Use the response to document what the production model is and how it was trained.


In [None]:

try:
    resp = requests.get(FASTAPI_MODEL_URL, timeout=10)
    resp.raise_for_status()
    print("Status:", resp.status_code)
    model_info = resp.json()
    print(json.dumps(model_info, indent=2))
    # Example: Explain a field if present
    if isinstance(model_info, dict) and "hyperparameters" in model_info:
        hp = model_info.get("hyperparameters", {})
        if "max_depth" in hp:
            print("\nExplanation: 'max_depth' controls the maximum depth of each decision tree.")
except requests.exceptions.RequestException as e:
    print("\n[Model info request failed]")
    print("Ensure FastAPI is reachable and the /model endpoint is implemented.")
    print("Error:", e)



## 5) Drift Detection Demonstration

In this section, we fetch the **Evidently AI drift report** logged as an artifact in MLflow and render it inline.
- We search the latest successful run (or the latest model in the **Model Registry**) and attempt to download `reports/drift_report.html`.
- If not found, we display guidance to generate/log a report in your pipeline.


In [None]:

import mlflow
from IPython.display import IFrame, display, HTML
import os

mlflow.set_tracking_uri(MLFLOW_TRACKING_URI)

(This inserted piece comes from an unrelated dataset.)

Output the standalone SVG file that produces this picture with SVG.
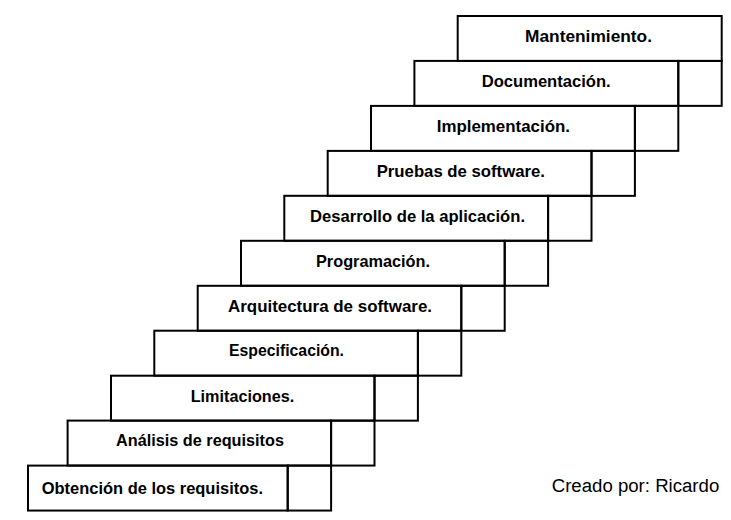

def _find_latest_run_id_from_experiment(experiment_name: str):
    exp = mlflow.get_experiment_by_name(experiment_name)
    if exp is None:
        return None
    runs = mlflow.search_runs(experiment_ids=[exp.experiment_id], order_by=["start_time DESC"], max_results=50)
    if runs is None or runs.empty:
        return None
    # Return the most recent finished run
    for _, row in runs.iterrows():
        if row.get("status", "FINISHED") in ("FINISHED", "SCHEDULED", "RUNNING"):
            return row["run_id"]
    return runs.iloc[0]["run_id"]

def _find_latest_run_id_from_registry(model_name: str):
    try:
        client = mlflow.tracking.MlflowClient()
        # Prefer Production, then Staging, else most recent version
        for stage in ["Production", "Staging"]:
            versions = client.get_latest_versions(model_name, stages=[stage])
            if versions:
                return versions[0].run_id
        # Fallback: most recent version by last_updated_timestamp
        versions = client.search_model_versions(f"name='{model_name}'")
        if versions:
            latest = sorted(versions, key=lambda v: v.last_updated_timestamp, reverse=True)[0]
            return latest.run_id
    except Exception:
        return None
    return None

run_id = _find_latest_run_id_from_registry(MLFLOW_MODEL_NAME) or _find_latest_run_id_from_experiment(MLFLOW_EXPERIMENT_NAME)

if run_id is None:
    display(HTML("<b>No MLflow run found.</b> Make sure experiments are logged and the Model Registry has versions."))
else:
    print("Using MLflow run_id:", run_id)
    # Try to download the drift report artifact
    try:
        local_path = mlflow.artifacts.download_artifacts(run_id=run_id, artifact_path=MLFLOW_DRIFT_REPORT_PATH)
        if os.path.exists(local_path):
            print("Drift report downloaded to:", local_path)
            # Render in an iframe
            display(IFrame(src=local_path, width="100%", height=600))
        else:
            display(HTML(f"<b>Artifact not found:</b> {MLFLOW_DRIFT_REPORT_PATH}. Check your pipeline artifact paths."))
    except Exception as e:
        display(HTML(f"<b>Failed to download artifacts:</b> {e}. Confirm MLflow URI, run permissions, and artifact path."))



## 6) Interpreting the Drift Report 

Proposed Summary of Findings:

- **Data drift**: e.g., 4/20 features show significant drift (KS-test p < 0.05).
- **Prediction drift**: Production prediction distribution shifted right vs. training.
- **Target drift**  If accuracy decreased from 0.88 → 0.81 week-over-week.
- **Next steps**: Retrain with recent data; re-check calibration; update data validation rules.



## 7) Reproducibility Notes

- This notebook is designed to **Run All** from a clean kernel.
- If you changed configuration (ports, model name, or experiment), update the **Configuration** cell and **restart & run all**.
- Version pinning (example): keep `mlflow`, `fastapi`, `evidently`, and model framework versions aligned with your Docker images.



## 8) Troubleshooting

- **Connection errors**: Verify containers are healthy (`docker compose ps`) and ports aren’t blocked.
- **404/422 from `/predict`**: Ensure your request schema matches the FastAPI model input.
- **MLflow artifacts missing**: Confirm your training pipeline logs the Evidently HTML report (e.g., `reports/drift_report.html`).  
- **Authentication**: If your MLflow server requires auth, set the appropriate env vars/tokens.